EUR/USD. July 19th. Inflation report and the strong level of 1.1216

On Tuesday, the EUR/USD pair retraced to the corrective level of 127.2% (1.1216) but failed to settle below it. Consequently, each new rebound from this level increases the chances of a further upward movement of the euro toward the 1.1298 level. It is insignificant if the price remains below the ascending trend corridor without surpassing the 1.1216 level. However, a close below 1.1216 may initiate a decline targeting 1.1172 and 1.1092.

The waves continue to provide no new information. Yesterday, the six-day upward wave concluded. It is still being determined whether the current downward wave will continue, making defining it as a wave challenging. There are no signs indicating the end of the bullish trend. There has been no breakthrough of the recent low, and no new upward wave fails to surpass the previous peak. Thus, it is premature to conclude that bullish traders have withdrawn from the market.
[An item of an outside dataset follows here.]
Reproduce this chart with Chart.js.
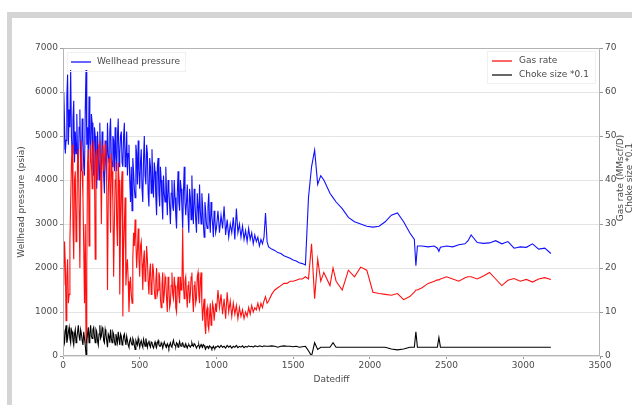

Today, the inflation report for the European Union will be released. The consumer price index may slow to 5.5%, while the core inflation could rise to 5.4%. These values were already observed two weeks ago in the initial estimate. Regardless of the market's reaction to these reports today, these figures do not justify the ECB abandoning further interest rate hikes. Therefore, they have minimal impact on the overall prospects of the European currency. As long as the market shows strong demand for the euro based on the ECB's tightening expectations, it will likely continue, as no conflicting information has emerged in the past two weeks.

I anticipate a decline in the pair; however, the level of 1.1216 is proving to be a strong barrier. Without breaking through this level, there will be no downward movement.

On the 4-hour chart, the pair has settled above the Fibonacci level of 127.2% (1.1221), enabling it to continue upward toward the next corrective level of 161.8% (1.1380). As mentioned earlier, traders overlooked several reports and factors last week, yet the euro continues to rise without any graphical reversal signals. Two bearish divergences have formed in the RSI and CCI indicators, but a decline is unlikely to occur unless there is a close below the 1.1221 level.

Commitments of Traders (COT) report:

During the last reporting week, speculators opened 3,079 long contracts and 5,754 short contracts. The sentiment of large traders remains bullish but gradually weakening. The total number of long contracts held by speculators now stands at 224,000, while the number of short contracts is only 84,000. The bullish sentiment persists, but the situation will change in the opposite direction soon. The high value of open long contracts indicates that buyers may close them soon (or have already started) due to an excessive bias towards the bulls. Considering last week's strong rise, the current figures allow for a decline in the euro currency in the coming weeks. However, there are currently no graphical signals for selling.

News calendar for the US and the European Union:

European Union - Consumer Price Index (CPI) (09:00 UTC).

US - Building Permits (12:30 UTC).

On July 19, the economic calendar contains two less significant entries. The influence of the information background on traders' sentiment for the remaining part of the day may be weak. Corrections are still absent at the moment.

Forecast for EUR/USD and trading advice:

Selling is possible if the pair settles below the level of 1.1216 on the hourly chart, with targets at 1.1172 and 1.1092. The current trend is bullish, so I do not recommend expecting a significant decline in the pair. I advised buying the pair with a target of 1.1298 until a close below 1.1216. These positions can be kept open at the moment.